:: SUPPLIED DATA

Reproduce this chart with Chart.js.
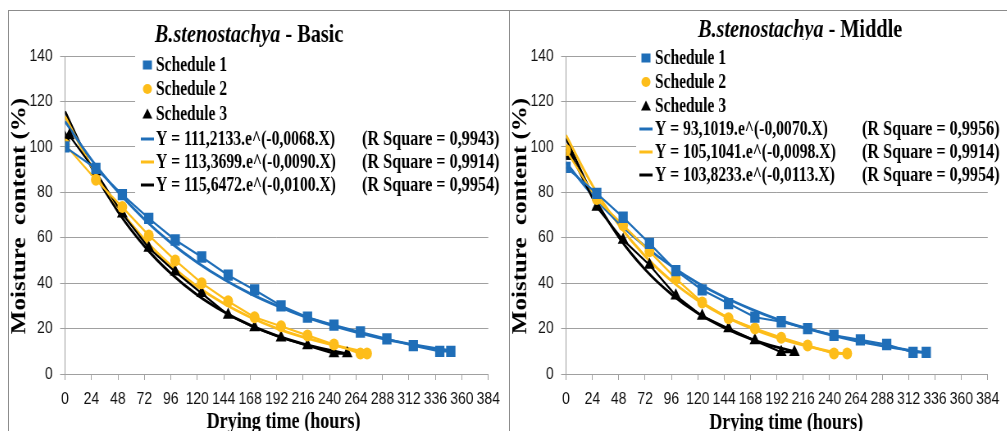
<!DOCTYPE html>
<html>
<head>
<meta charset="utf-8">
<script src="https://cdn.jsdelivr.net/npm/chart.js@4.4.0/dist/chart.umd.min.js"></script>
<style>
  body { margin: 0; background: #fff; width: 1007px; height: 431px; overflow: hidden; position: relative; }
  canvas { position: absolute; top: 10px; transform: scaleX(0.82); transform-origin: 0 0; }
  #basic { left: 8px; }
  #middle { left: 509px; }
  .frame { position: absolute; background: #8c8c8c; }
</style>
</head>
<body>
<canvas id="basic" width="611" height="421"></canvas>
<canvas id="middle" width="607" height="421"></canvas>
<div class="frame" style="left:8px;top:10px;width:999px;height:1px"></div>
<div class="frame" style="left:8px;top:10px;width:1px;height:421px"></div>
<div class="frame" style="left:509px;top:10px;width:1px;height:421px"></div>

<script>
// ---- data ----
const xTicks = [0, 24, 48, 72, 96, 120, 144, 168, 192, 216, 240, 264, 288, 312, 336, 360, 384];
const yTicks = [0, 20, 40, 60, 80, 100, 120, 140];
const scheduleLabels = ['Schedule 1', 'Schedule 2', 'Schedule 3'];

// Basic - measured points
const basicT1 = [0, 28, 52, 76, 100, 124, 148, 172, 196, 220, 244, 268, 292, 316, 340, 350];
const basicV1 = [100, 90.5, 79, 68.5, 59, 51.5, 43.5, 37, 30, 25, 21.5, 18.5, 15.5, 12.5, 10, 10];
const basicT2 = [0, 28, 52, 76, 100, 124, 148, 172, 196, 220, 244, 268, 274];
const basicV2 = [101, 85.5, 73.5, 61, 50, 40, 32, 25, 21, 17, 13, 9, 9];
const basicT3 = [0, 4, 28, 52, 76, 100, 124, 148, 172, 196, 220, 244, 256];
const basicV3 = [104, 105, 89, 70.5, 55.5, 45, 35.5, 26, 20.5, 16, 12.5, 9, 9];
// Basic - trend curves
const basicFitT1 = [0, 24, 48, 72, 96, 120, 144, 168, 192, 216, 240, 264, 288, 312, 336, 350];
const basicFit1 = [111.2, 94.4, 80.2, 68.1, 57.8, 49.1, 41.7, 35.4, 30.1, 25.5, 21.7, 18.4, 15.6, 13.3, 11.3, 10.3];
const basicFitT2 = [0, 24, 48, 72, 96, 120, 144, 168, 192, 216, 240, 264, 272];
const basicFit2 = [113.4, 91.4, 73.6, 59.3, 47.8, 38.5, 31.0, 25.0, 20.1, 16.2, 13.1, 10.5, 9.8];
const basicFitT3 = [0, 24, 48, 72, 96, 120, 144, 168, 192, 216, 240, 256];
const basicFit3 = [115.6, 91.0, 71.5, 56.3, 44.3, 34.8, 27.4, 21.5, 16.9, 13.3, 10.5, 8.9];
const basicEq = ['Y = 111,2133.e^(-0,0068.X)', 'Y = 113,3699.e^(-0,0090.X)', 'Y = 115,6472.e^(-0,0100.X)'];
const basicR2 = ['(R Square = 0,9943)', '(R Square = 0,9914)', '(R Square = 0,9954)'];

// Middle - measured points
const middleT1 = [0, 28, 52, 76, 100, 124, 148, 172, 196, 220, 244, 268, 292, 316, 328];
const middleV1 = [91, 79.5, 69, 57.5, 45.5, 37, 31, 25, 23, 20, 17, 15, 13, 9.5, 9.5];
const middleT2 = [0, 28, 52, 76, 100, 124, 148, 172, 196, 220, 244, 256];
const middleV2 = [98.5, 77, 65.5, 54, 42, 31.5, 24.5, 20, 16, 12.5, 9, 9];
const middleT3 = [0, 5, 28, 52, 76, 100, 124, 148, 172, 196, 208];
const middleV3 = [96, 96, 73.5, 59, 48, 34.5, 25.5, 20, 14.7, 9.6, 9.6];
// Middle - trend curves
const middleFitT1 = [0, 24, 48, 72, 96, 120, 144, 168, 192, 216, 240, 264, 288, 312, 328];
const middleFit1 = [93.1, 78.7, 66.5, 56.2, 47.5, 40.1, 33.9, 28.7, 24.2, 20.5, 17.3, 14.6, 12.4, 10.5, 9.3];
const middleFitT2 = [0, 24, 48, 72, 96, 120, 144, 168, 192, 216, 240, 256];
const middleFit2 = [105.1, 83.1, 65.7, 51.9, 41.0, 32.4, 25.6, 20.3, 16.0, 12.7, 10.0, 8.6];
const middleFitT3 = [0, 24, 48, 72, 96, 120, 144, 168, 192, 208];
const middleFit3 = [103.8, 79.2, 60.3, 46.0, 35.1, 26.7, 20.4, 15.5, 11.8, 9.9];
const middleEq = ['Y = 93,1019.e^(-0,0070.X)', 'Y = 105,1041.e^(-0,0098.X)', 'Y = 103,8233.e^(-0,0113.X)'];
const middleR2 = ['(R Square = 0,9956)', '(R Square = 0,9914)', '(R Square = 0,9954)'];

// ---- styling ----
const BLUE = '#1F6EB8';
const GOLD = '#FDBD1A';
const BLACK = '#000000';
const colors = [BLUE, GOLD, BLACK];
const marks = ['rect', 'circle', 'triangle'];
const markSize = [8, 6, 7.5];
const GRID = '#a0a0a0';
const SERIF = '"Liberation Serif", "Times New Roman", serif';
const TICKFONT = '"Liberation Sans", Arial, sans-serif';

function pts(xs, ys) {
    return xs.map((x, i) => ({ x: x, y: ys[i] }));
}

function buildDatasets(times, values, fitTimes, fits) {
    const sets = [];
    for (let i = 0; i < 3; i++) {
        sets.push({
            label: scheduleLabels[i],
            data: pts(times[i], values[i]),
            showLine: true,
            borderColor: colors[i],
            backgroundColor: colors[i],
            borderWidth: 2.2,
            pointStyle: marks[i],
            pointRadius: markSize[i],
            pointBorderWidth: 0,
            order: 0
        });
    }
    for (let i = 0; i < 3; i++) {
        sets.push({
            label: 'fit ' + (i + 1),
            data: pts(fitTimes[i], fits[i]),
            showLine: true,
            borderColor: colors[i],
            borderWidth: 2.8,
            pointRadius: 0,
            cubicInterpolationMode: 'monotone',
            order: 1
        });
    }
    return sets;
}

// text squeezed a bit more than the canvas, like the narrow type in the original
function squeezed(ctx, str, x, y, k) {
    ctx.save();
    ctx.translate(x, y);
    ctx.scale(k, 1);
    ctx.fillText(str, 0, 0);
    ctx.restore();
}

// draws the title, axis titles and the boxed legend
const panelText = {
    id: 'panelText',
    afterDraw(chart, args, o) {
        const ctx = chart.ctx;
        ctx.save();
        ctx.fillStyle = '#000';

        // title: italic species + plain part
        const f1 = 'italic bold 26px ' + SERIF;
        const f2 = 'bold 26px ' + SERIF;
        const k = 0.95;
        ctx.textBaseline = 'alphabetic';
        ctx.textAlign = 'left';
        ctx.font = f1;
        const w1 = ctx.measureText(o.title[0]).width * k;
        ctx.font = f2;
        const w2 = ctx.measureText(o.title[1]).width * k;
        const tx = o.titleX - (w1 + w2) / 2;
        ctx.font = f1;
        squeezed(ctx, o.title[0], tx, o.titleY, k);
        ctx.font = f2;
        squeezed(ctx, o.title[1], tx + w1, o.titleY, k);

        // axis titles
        ctx.textAlign = 'center';
        ctx.font = 'bold 24px ' + SERIF;
        squeezed(ctx, 'Drying time (hours)', o.xTitle[0], o.xTitle[1], 0.92);
        ctx.save();
        ctx.translate(o.yTitle[0], o.yTitle[1]);
        ctx.rotate(-Math.PI / 2);
        ctx.textBaseline = 'middle';
        ctx.font = 'bold 25px ' + SERIF;
        ctx.fillText('Moisture  content (%)', 0, 0);
        ctx.restore();

        // legend box
        const L = o.legend;
        ctx.fillStyle = '#fff';
        ctx.fillRect(L.box[0], L.box[1], chart.width - L.box[0], L.box[2] - L.box[1]);
        ctx.font = 'bold 21px ' + SERIF;
        ctx.textAlign = 'left';
        ctx.textBaseline = 'middle';
        for (let i = 0; i < 3; i++) {
            const y = L.rows[i];
            ctx.fillStyle = colors[i];
            if (i === 0) {
                ctx.fillRect(L.markX - 5.5, y - 4.5, 11, 9);
            } else if (i === 1) {
                ctx.beginPath();
                ctx.ellipse(L.markX, y, 5.5, 5, 0, 0, Math.PI * 2);
                ctx.fill();
            } else {
                ctx.beginPath();
                ctx.moveTo(L.markX, y - 5.5);
                ctx.lineTo(L.markX + 6, y + 4.5);
                ctx.lineTo(L.markX - 6, y + 4.5);
                ctx.closePath();
                ctx.fill();
            }
            ctx.fillStyle = '#000';
            squeezed(ctx, scheduleLabels[i], L.textX, y + 1, 0.9);
        }
        for (let i = 0; i < 3; i++) {
            const y = L.rows[i + 3];
            ctx.strokeStyle = colors[i];
            ctx.lineWidth = 3;
            ctx.beginPath();
            ctx.moveTo(L.markX - 8, y);
            ctx.lineTo(L.markX + 8, y);
            ctx.stroke();
            ctx.fillStyle = '#000';
            squeezed(ctx, o.eq[i], L.textX, y + 1, 0.91);
            squeezed(ctx, o.r2[i], L.r2X, y + 1, 0.94);
        }
        ctx.restore();
    }
};

function makeChart(id, datasets, areaRight, text) {
    new Chart(document.getElementById(id), {
        type: 'scatter',
        data: { datasets: datasets },
        plugins: [panelText],
        options: {
            responsive: false,
            animation: false,
            layout: { padding: { left: 0, top: 46, right: areaRight, bottom: 0 } },
            plugins: {
                legend: { display: false },
                tooltip: { enabled: false },
                panelText: text
            },
            scales: {
                x: {
                    type: 'linear',
                    min: xTicks[0],
                    max: xTicks[xTicks.length - 1],
                    afterBuildTicks: (s) => { s.ticks = xTicks.map(v => ({ value: v })); },
                    afterFit: (s) => { s.height = 57; },
                    grid: { drawOnChartArea: false, drawTicks: true, tickLength: 6, color: GRID },
                    border: { color: GRID, width: 1 },
                    ticks: {
                        autoSkip: false, maxRotation: 0, padding: 9,
                        color: '#111', font: { family: TICKFONT, size: 17 }
                    }
                },
                y: {
                    min: yTicks[0],
                    max: yTicks[yTicks.length - 1],
                    afterBuildTicks: (s) => { s.ticks = yTicks.map(v => ({ value: v })); },
                    afterFit: (s) => { s.width = 69.5; },
                    grid: { color: GRID, tickLength: 6 },
                    border: { color: GRID, width: 1 },
                    ticks: {
                        padding: 9,
                        color: '#111', font: { family: TICKFONT, size: 17 }
                    }
                }
            }
        }
    });
}

makeChart('basic',
    buildDatasets([basicT1, basicT2, basicT3], [basicV1, basicV2, basicV3],
                  [basicFitT1, basicFitT2, basicFitT3], [basicFit1, basicFit2, basicFit3]),
    25.3,
    {
        title: ['B.stenostachya', ' - Basic'], titleX: 294, titleY: 32,
        xTitle: [336, 418], yTitle: [15, 206],
        eq: basicEq, r2: basicR2,
        legend: { box: [155, 37, 190], rows: [55, 79, 104, 129, 152, 175], markX: 170, textX: 180.5, r2X: 431.7 }
    });

makeChart('middle',
    buildDatasets([middleT1, middleT2, middleT3], [middleV1, middleV2, middleV3],
                  [middleFitT1, middleFitT2, middleFitT3], [middleFit1, middleFit2, middleFit3]),
    18,
    {
        title: ['B.stenostachya', ' - Middle'], titleX: 355, titleY: 27,
        xTitle: [338, 419], yTitle: [15, 206],
        eq: middleEq, r2: middleR2,
        legend: { box: [155, 30, 178], rows: [48, 72, 96, 119, 142, 165], markX: 167, textX: 178, r2X: 430.5 }
    });
</script>
</body>
</html>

::::

**WHAT THE TASK ASKS:** Skip the pictures, please, and transcribe only the lines from the beginning of the material through the one that contains "const scheduleLabels = ['Schedule".

**SOLUTION FOR THIS TASK:**
Reproduce this chart with Chart.js.
<!DOCTYPE html>
<html>
<head>
<meta charset="utf-8">
<script src="https://cdn.jsdelivr.net/npm/chart.js@4.4.0/dist/chart.umd.min.js"></script>
<style>
  body { margin: 0; background: #fff; width: 1007px; height: 431px; overflow: hidden; position: relative; }
  canvas { position: absolute; top: 10px; transform: scaleX(0.82); transform-origin: 0 0; }
  #basic { left: 8px; }
  #middle { left: 509px; }
  .frame { position: absolute; background: #8c8c8c; }
</style>
</head>
<body>
<canvas id="basic" width="611" height="421"></canvas>
<canvas id="middle" width="607" height="421"></canvas>
<div class="frame" style="left:8px;top:10px;width:999px;height:1px"></div>
<div class="frame" style="left:8px;top:10px;width:1px;height:421px"></div>
<div class="frame" style="left:509px;top:10px;width:1px;height:421px"></div>

<script>
// ---- data ----
const xTicks = [0, 24, 48, 72, 96, 120, 144, 168, 192, 216, 240, 264, 288, 312, 336, 360, 384];
const yTicks = [0, 20, 40, 60, 80, 100, 120, 140];
const scheduleLabels = ['Schedule 1', 'Schedule 2', 'Schedule 3'];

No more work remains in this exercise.